For a split second, I felt invited to pity the kid, take him under my wing, so to speak. Then I shook the notion away and pressed on. ""Do you talk to your mother like that?"

"No," he answered laconically.

"Then you will not talk to me like that." I knew then and there that I had  his attention. I also sensed that perhaps he was a little confused. I was the teacher who had no problem joking, playing around, letting him pass the time without getting any work done. Today, I was a different teacher. I wanted to be more of  a parent, less of a pal. I was not interested in this young man wasting more minute of his time at the school doing nothing and feeling validated for it by a silly substitute who put up with little effort and no referrals.

I chose not to pity him. Self-pity is a pit that people rarely get themselves out of, and I did not want to make it easier for him to define himself by the failure of another.

"Now, I am going to tell you where to sit, and I expect you to get some work done. I don't mind if you talk, but I want to see you working."

I walked back in, strong and sure-footed. I refused to brook no nonsense. Briefly, I glanced back to see him seated closer to the front of the room and near the door. He looked up at me, sad and quizzical, trying to understand the "new me" that was not playing anymore. In hindsight, I realize what a mixed message that may have been to Steve, but it was better late than never, especially when it comes to disrespect.
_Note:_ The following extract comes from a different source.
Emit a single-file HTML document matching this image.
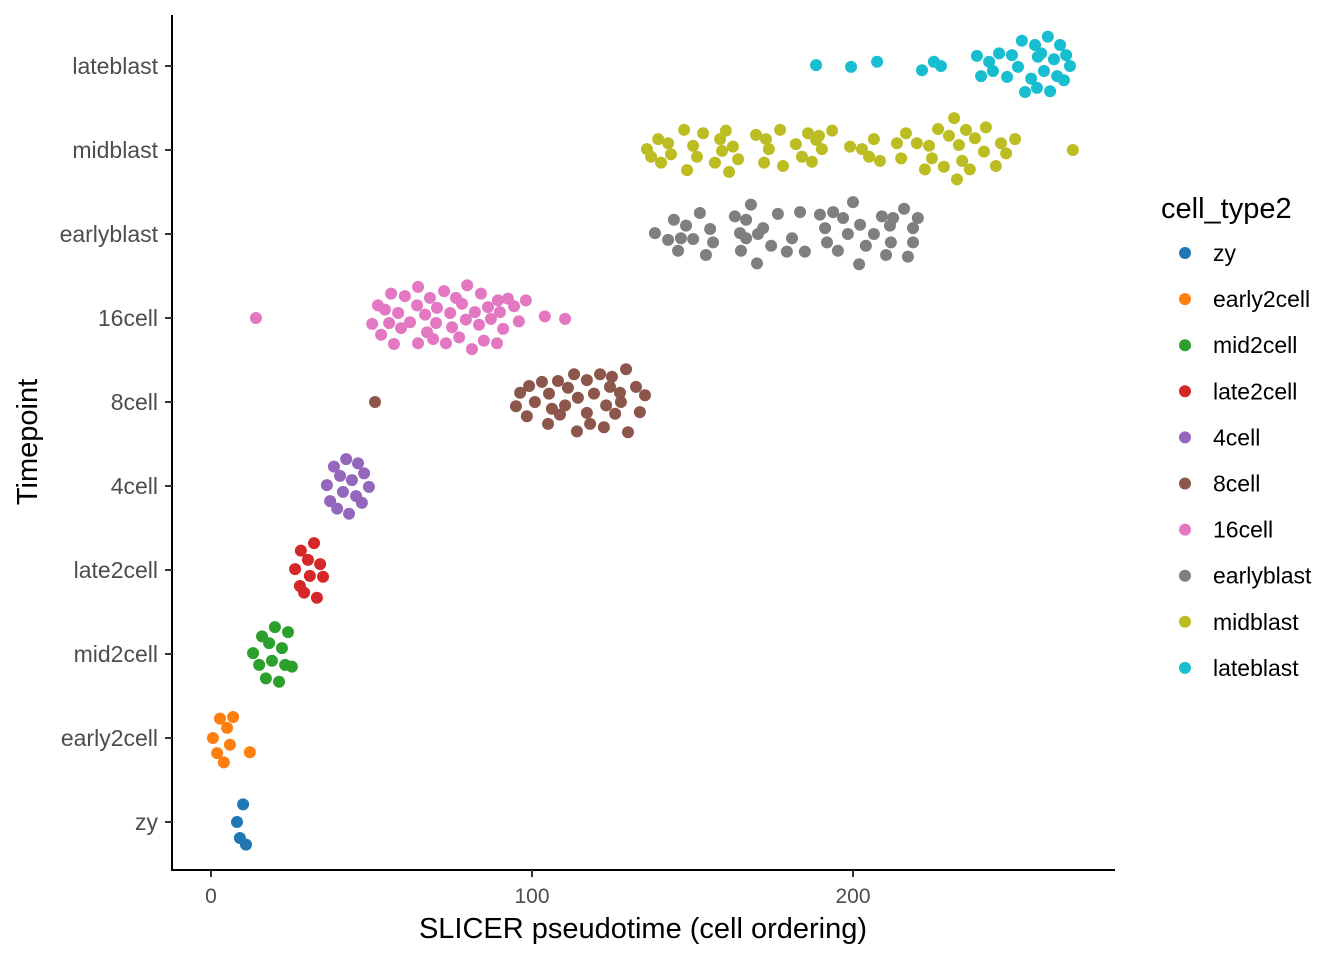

"Do you talk to your Father like that?" The phrase has a ring of authority around it. For a long time, though, I did not believe that I had the right or responsibility to take such a stand, to make such a point. I was so unsure of myself, that I was culling for approval from the students as much as teaching them. I am certain that many students struggle with enough inconsistency at home, single parents or otherwise. At least, I decided to myself, I would be one fewer adult permitting students to make less of themselves, no matter what they may have thought of me.